Let's Trade

Meg ran up to her room feeling angry at her boyfriend. Leeman ran after her, "Could you let me explain!" he shouted in unison with his three mouths. The response was a rather large slam on the door on his face. His shoulders slumped in defeat. This whole week he had been resisting temptation to do her mother yet still she got angry with him. Just when things couldn't get worse a fist came out of no where to meet his face. His body went tumbling down the stairs grabbing the attention of everyone. Leeman didn't die but, he personally wished he had. Meg's mother was coming after him ready to tear him limb from limb.

"You set me up you son of a bitch!" she screamed, suddenly gathering a strength of a body builder. The Cenobites watched in amazement as Leeman's body flew across the room against the wall like a rag doll. As strange as it sounds this was the most exciting thing they've seen in ages. The only ones not watching them fight was Peter and Butterball, not very surprising. Lois would have beaten Leeman to death if Bryan and Brain didn't pull her off of him.

"I…only…did it….for Meg. She was tempting me," panted Leeman slowly getting to his feet. His face felt like he kissed a fright train.

"That doesn't mean you have to sell her out to the leather freaks," defended Brain.

"Yeah, how would you like it if I sold Meg over to Christopher Carrion?" asked Bryan who was also feeling protective of Lois….along with other feelings. Leeman looked to the ground feeling very bad about the situation. "I'm sorry," he said humbly. Lois felt bad as well after all she was tempting him 24/7. Lois sighed as well, "I'm also sorry, Leeman. I would sell you to Hell too if you were trying to tempt me."

"We all know that's a lie," said Pinz under his breath.

"What did you say?" asked Lois.

"I said that was touching," he lied, "But we still need to take you." Lois's eyes widened in shock. Brian and Bryan held onto Lois protectively. Great, now I have a caterpillar wanting to hump me, he thought to herself.

"Wait a minute…I didn't open the box. It was my husband Peter!" she said pointing at Peter who for the first time was listening.

"Ah this sucks," said Butterball, leading an unwilling Peter to his co-minions. "Sorry, it isn't personal buddy."

"Whoa, whoa, whoa,whoa…whoa. Where exactly am I going?"

"You're going to Hell were tear your soul apart and stuff. Now let's get going before I miss 'Two and a half Men'," said Butterball, dragging Peter who was screaming. "No! No! Don't take me to Hell and without Charlie Sheen the show sucks!"

"Wait!" shouted Leeman, "What if we make a bargain?" Pinz rolled his eyes in frustration.

"Oh not this again."

"What if we gave you someone else. Someone that opened the box and made you a bargain." Pinz looked deep in thought finally considering with a smile.

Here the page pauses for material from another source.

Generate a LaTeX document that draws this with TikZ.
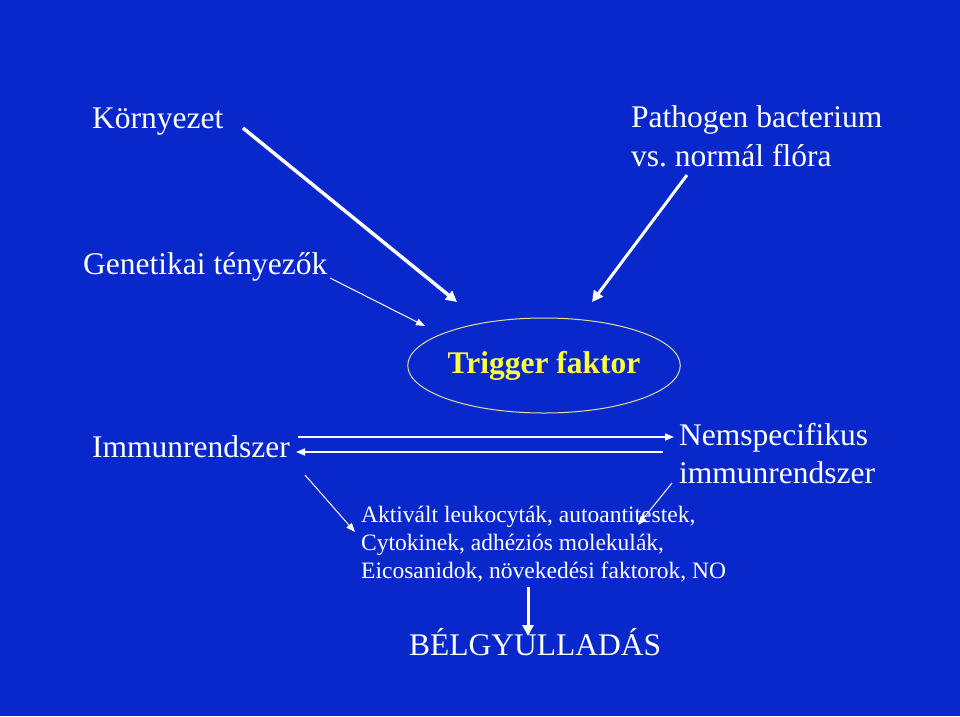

He knew exactly who and he had been saving her up for a threesome with his wife. He had told Leeman all about Kirsty along with all the dirty things he wanted to do with her. Thinking it was Kirsty he said, "Alright….who would that someone be?" Leeman was about to answer when Peter beat him to the punch.

"Mr. Putershmit!"

"What? You can't take my father!" exclaimed Lois in shock. It was time for Peter to smile, he had been waiting for something like this to happen. His father-in-law was a major asshole that wouldn't give him a dime and won't share the cure for cancer. As far as Peter was concerned Mr. Putershmit was already heading for Hell anyway.

"Oh yes we can, remember the time I was drunk on your father's birthday?" he asked with a flashback suddenly appearing. As usual Peter stumbles around drunk into Mr. Putershmit's private living room. His father-in-law jumps up with a puzzle box half done in his hand. "Get out of her, you moron!" he shouts throwing a bottle of wine at his face, knocking Peter out thus ending the flash back.

"How can you be sure? You were drunk," reasoned Lois when Pinz stepped in.

"I'm afraid it's true. Once he knocked out Peter he opened the box only to give us a deal we couldn't refuse."

"Which was?"

"Hitler's secret hiding place."

"Wait a minute, didn't he die in 1945?" asked Brian. Pinz smiled, "That's what they want you to believe. Let's just say he's my pet bitch." Everyone in the house that knew Hitler grimaced as they pictured Hitler on all fours taking it from the Prince of Pain.

"But….he's my father."

"It's either that or I take both of you. Take your pick," he said seriously. Knowing he meant business they took the lesser of two evils and went to met Mr. Putershmit.